The Wallabies got huge shifts from skipper Will Skelton, who carried on 10 occasions, while rising back-rower Tom Hooper was busy on both sides of the ball and topped the carry count for the forwards with 12.
But there was no better player on the field than Nawaqanitawase, who continues to go from strength to strength in the Test arena. Reminiscent of Israel Folau in the air, with the tackle-bumping ability of Ben Tune, Nawaqanitawase created all sorts of headaches for the Georgians and will be responsible for more than a few bruised and sorry bodies in white.
Donaldson’s first foray at fullback was a concerted success and will likely be worth another shot, particularly given his goal kicking which yielded 15 points as part of his 25-point haul. Those kinds of numbers were always going to get him the man-of-the-match honours, but he was sound at the back and his work to catch up to Tupou during that dramatic second-half turnover will have also impressed Jones.

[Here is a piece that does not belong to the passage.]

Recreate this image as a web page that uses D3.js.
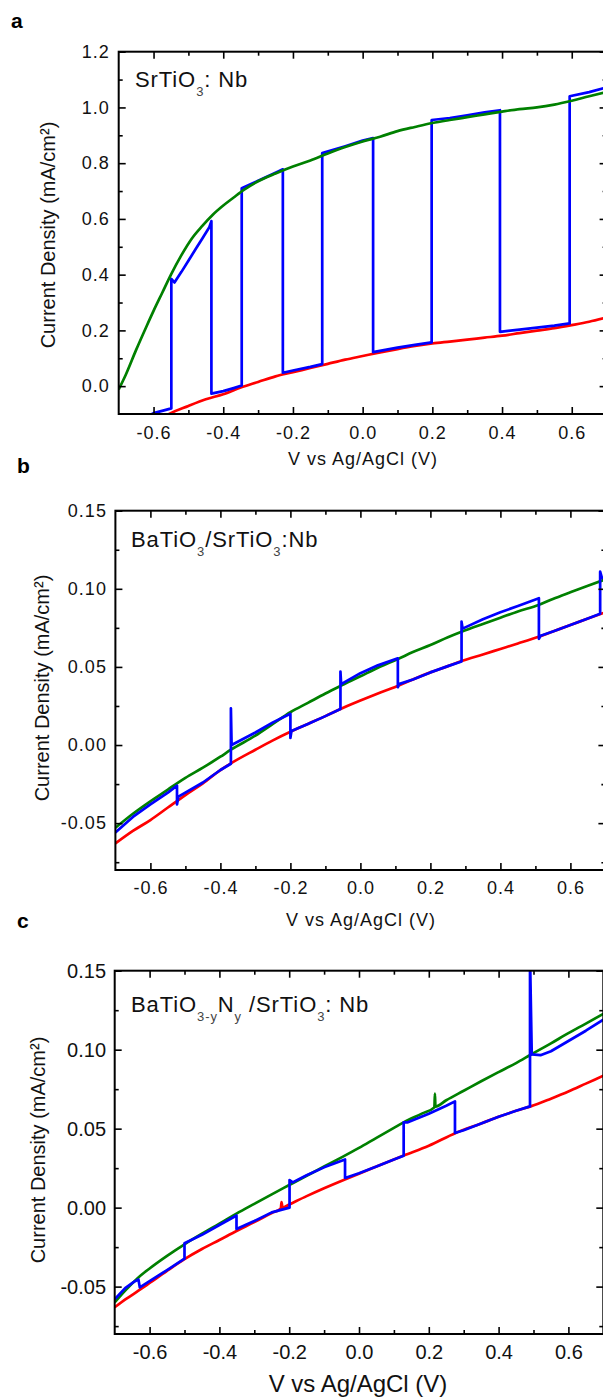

“He was awesome. For a young fella, he showed a lot of character, playing 15, he has never played an international game,” Jones said of Donaldson. “He’s been training there the whole year with us and we had confidence in him. I’m proud of these young boys but it’s just a start.”
The Georgians, meanwhile, deserve credit for a performance they will look to build on, and one that got significantly better after halftime. Had Niniashvili’s ball not found Tupou midway through the second half, they may well have really made things uncomfortable for the Wallabies, and they have certainly evolved their game to the point where they can put both of Fiji and Wales under some pressure in the coming weeks.
Australia, meanwhile, have the win they so badly needed. While Jones rejected the notion that it would breed a new wave of confidence within his group — he said that confidence was already there — the value of a maiden Test win for those just starting out on their international careers cannot be understated.
Nor can the fact that this won’t be a result that will have put any of the tournament heavyweights on notice — there is much more improvement still to be found for that to be the case.